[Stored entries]
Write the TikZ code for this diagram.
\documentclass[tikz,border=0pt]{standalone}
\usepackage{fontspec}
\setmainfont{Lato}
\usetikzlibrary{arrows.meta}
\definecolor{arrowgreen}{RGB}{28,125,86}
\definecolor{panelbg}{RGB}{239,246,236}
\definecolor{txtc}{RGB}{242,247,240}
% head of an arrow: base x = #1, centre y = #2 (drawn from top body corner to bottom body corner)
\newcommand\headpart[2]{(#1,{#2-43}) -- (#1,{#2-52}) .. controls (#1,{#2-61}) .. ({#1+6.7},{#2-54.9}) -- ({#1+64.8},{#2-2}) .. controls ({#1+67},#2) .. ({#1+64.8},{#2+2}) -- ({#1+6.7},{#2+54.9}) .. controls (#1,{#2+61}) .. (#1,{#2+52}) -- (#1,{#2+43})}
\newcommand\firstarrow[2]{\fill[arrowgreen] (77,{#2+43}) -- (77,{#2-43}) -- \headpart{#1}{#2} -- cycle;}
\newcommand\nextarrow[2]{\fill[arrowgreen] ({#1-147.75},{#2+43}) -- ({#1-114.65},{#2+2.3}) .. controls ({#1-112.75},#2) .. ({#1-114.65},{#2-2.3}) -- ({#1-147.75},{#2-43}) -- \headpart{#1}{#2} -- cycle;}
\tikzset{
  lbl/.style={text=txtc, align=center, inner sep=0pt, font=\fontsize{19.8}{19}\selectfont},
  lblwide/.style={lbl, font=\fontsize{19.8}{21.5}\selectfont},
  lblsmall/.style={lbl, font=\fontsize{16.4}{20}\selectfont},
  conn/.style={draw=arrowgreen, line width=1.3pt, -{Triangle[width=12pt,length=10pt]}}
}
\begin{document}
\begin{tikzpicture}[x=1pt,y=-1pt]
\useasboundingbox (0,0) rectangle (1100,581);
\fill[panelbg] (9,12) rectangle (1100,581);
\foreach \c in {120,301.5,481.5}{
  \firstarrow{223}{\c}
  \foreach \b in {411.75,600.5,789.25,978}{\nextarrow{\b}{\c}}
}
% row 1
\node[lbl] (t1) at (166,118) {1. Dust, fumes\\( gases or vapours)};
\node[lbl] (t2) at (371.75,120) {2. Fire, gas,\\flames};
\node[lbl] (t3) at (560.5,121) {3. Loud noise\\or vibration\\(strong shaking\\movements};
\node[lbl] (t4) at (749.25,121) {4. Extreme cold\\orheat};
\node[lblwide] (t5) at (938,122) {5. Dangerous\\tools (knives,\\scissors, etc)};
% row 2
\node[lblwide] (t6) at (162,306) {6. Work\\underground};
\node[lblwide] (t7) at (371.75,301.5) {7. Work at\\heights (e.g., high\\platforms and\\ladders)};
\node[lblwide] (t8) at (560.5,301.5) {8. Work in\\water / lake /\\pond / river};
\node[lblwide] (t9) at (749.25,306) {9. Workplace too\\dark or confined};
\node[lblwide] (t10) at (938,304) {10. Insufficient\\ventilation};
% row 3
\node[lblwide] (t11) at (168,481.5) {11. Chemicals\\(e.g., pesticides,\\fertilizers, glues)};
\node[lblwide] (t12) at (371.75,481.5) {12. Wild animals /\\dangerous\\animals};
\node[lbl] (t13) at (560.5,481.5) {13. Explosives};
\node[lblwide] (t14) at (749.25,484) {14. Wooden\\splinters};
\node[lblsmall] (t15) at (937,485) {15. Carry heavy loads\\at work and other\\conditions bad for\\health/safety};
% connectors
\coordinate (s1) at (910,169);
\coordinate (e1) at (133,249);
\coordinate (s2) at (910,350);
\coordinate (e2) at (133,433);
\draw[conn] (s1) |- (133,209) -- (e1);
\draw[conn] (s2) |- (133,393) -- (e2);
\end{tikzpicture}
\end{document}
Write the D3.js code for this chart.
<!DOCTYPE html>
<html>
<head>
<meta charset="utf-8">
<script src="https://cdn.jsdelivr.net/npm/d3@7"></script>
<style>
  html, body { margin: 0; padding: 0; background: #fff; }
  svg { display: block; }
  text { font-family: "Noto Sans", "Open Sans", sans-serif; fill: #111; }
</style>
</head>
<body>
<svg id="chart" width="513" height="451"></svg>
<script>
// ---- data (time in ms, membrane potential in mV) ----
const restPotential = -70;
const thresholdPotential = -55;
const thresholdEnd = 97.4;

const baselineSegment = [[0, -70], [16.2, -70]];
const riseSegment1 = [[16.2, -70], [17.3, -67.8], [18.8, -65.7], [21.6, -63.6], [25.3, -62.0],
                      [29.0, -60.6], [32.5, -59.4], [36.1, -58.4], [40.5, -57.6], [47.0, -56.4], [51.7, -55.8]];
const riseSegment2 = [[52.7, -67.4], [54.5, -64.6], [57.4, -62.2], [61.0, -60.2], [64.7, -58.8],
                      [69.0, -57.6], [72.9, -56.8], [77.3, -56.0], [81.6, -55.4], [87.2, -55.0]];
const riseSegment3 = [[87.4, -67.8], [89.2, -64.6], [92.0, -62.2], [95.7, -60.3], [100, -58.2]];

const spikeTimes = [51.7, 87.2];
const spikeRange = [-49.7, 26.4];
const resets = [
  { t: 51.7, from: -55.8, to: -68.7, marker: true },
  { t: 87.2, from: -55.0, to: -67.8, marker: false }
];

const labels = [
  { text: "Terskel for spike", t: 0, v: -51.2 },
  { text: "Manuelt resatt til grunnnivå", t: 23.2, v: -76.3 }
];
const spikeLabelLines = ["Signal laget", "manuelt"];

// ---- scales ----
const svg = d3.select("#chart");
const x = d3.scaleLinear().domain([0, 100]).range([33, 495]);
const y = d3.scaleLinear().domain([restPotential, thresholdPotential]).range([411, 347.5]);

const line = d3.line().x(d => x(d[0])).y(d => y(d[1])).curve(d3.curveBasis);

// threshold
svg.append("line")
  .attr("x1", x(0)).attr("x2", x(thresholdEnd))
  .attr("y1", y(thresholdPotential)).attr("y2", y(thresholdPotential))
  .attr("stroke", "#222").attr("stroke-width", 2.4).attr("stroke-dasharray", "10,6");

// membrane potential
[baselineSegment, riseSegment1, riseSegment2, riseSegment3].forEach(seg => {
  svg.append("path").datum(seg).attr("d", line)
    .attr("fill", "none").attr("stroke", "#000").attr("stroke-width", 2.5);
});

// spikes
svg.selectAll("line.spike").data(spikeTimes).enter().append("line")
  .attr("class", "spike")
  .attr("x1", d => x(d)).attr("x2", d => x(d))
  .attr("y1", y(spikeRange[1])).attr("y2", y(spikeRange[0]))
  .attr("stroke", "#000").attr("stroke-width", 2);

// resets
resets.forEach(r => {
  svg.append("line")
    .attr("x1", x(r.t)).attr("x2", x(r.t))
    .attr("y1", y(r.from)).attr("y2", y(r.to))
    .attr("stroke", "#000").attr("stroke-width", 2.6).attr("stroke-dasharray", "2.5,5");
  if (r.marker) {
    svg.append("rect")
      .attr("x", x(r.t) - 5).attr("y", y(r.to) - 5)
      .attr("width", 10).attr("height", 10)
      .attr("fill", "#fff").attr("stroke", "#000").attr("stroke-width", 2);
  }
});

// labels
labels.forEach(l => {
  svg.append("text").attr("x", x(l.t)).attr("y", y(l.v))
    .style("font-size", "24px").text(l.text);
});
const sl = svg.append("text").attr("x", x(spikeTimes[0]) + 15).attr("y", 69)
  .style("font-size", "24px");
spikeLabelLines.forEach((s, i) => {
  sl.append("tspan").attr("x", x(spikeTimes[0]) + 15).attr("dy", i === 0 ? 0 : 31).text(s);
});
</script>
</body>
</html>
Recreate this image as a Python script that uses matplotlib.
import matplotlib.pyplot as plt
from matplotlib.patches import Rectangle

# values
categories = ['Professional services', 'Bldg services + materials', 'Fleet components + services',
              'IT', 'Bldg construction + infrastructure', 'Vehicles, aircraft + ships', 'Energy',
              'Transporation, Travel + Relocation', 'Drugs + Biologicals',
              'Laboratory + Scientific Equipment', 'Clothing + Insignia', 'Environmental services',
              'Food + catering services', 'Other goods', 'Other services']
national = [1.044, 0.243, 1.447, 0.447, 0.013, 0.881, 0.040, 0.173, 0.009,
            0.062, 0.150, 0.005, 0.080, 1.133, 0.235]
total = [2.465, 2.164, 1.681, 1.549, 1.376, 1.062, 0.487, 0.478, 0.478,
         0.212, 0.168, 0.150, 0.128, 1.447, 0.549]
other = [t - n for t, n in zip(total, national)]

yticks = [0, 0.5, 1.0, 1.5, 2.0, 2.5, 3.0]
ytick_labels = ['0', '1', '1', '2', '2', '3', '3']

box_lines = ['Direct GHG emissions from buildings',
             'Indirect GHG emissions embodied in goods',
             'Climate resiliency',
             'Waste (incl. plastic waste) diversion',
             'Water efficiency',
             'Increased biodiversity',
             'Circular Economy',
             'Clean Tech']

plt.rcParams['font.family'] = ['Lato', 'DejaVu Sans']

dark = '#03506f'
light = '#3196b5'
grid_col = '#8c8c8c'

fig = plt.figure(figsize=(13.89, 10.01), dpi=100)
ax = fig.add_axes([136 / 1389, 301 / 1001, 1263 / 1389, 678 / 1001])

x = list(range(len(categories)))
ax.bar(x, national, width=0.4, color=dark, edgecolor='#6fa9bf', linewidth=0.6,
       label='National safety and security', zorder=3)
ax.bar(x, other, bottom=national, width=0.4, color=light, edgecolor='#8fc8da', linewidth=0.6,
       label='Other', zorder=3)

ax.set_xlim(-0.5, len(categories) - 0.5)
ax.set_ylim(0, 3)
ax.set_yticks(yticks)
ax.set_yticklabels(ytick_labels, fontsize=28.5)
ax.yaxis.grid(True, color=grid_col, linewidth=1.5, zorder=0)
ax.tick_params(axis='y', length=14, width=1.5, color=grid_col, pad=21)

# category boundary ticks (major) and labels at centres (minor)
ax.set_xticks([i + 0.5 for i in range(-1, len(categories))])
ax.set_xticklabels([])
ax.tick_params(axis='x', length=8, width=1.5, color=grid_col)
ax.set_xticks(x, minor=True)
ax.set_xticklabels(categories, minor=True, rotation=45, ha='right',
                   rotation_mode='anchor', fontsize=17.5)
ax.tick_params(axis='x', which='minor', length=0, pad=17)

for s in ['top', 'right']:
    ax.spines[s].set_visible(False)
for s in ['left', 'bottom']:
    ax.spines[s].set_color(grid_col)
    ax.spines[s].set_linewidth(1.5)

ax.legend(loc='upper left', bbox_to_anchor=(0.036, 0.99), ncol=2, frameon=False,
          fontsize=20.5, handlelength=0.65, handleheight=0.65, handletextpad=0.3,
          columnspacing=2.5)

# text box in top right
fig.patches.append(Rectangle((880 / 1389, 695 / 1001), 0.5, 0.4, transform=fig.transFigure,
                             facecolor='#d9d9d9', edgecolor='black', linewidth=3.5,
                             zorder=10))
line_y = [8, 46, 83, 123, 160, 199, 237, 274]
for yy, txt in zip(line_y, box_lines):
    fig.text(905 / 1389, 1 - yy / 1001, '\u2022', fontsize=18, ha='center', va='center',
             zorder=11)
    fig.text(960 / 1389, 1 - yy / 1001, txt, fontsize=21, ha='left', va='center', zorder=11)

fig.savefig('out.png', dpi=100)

- [Task to carry out]:
Above are the records. Copy every line in them holding "script".

- [Solution to this problem]:
<script src="https://cdn.jsdelivr.net/npm/d3@7"></script>
<script>
</script>
Recreate this image as a Python script that uses matplotlib.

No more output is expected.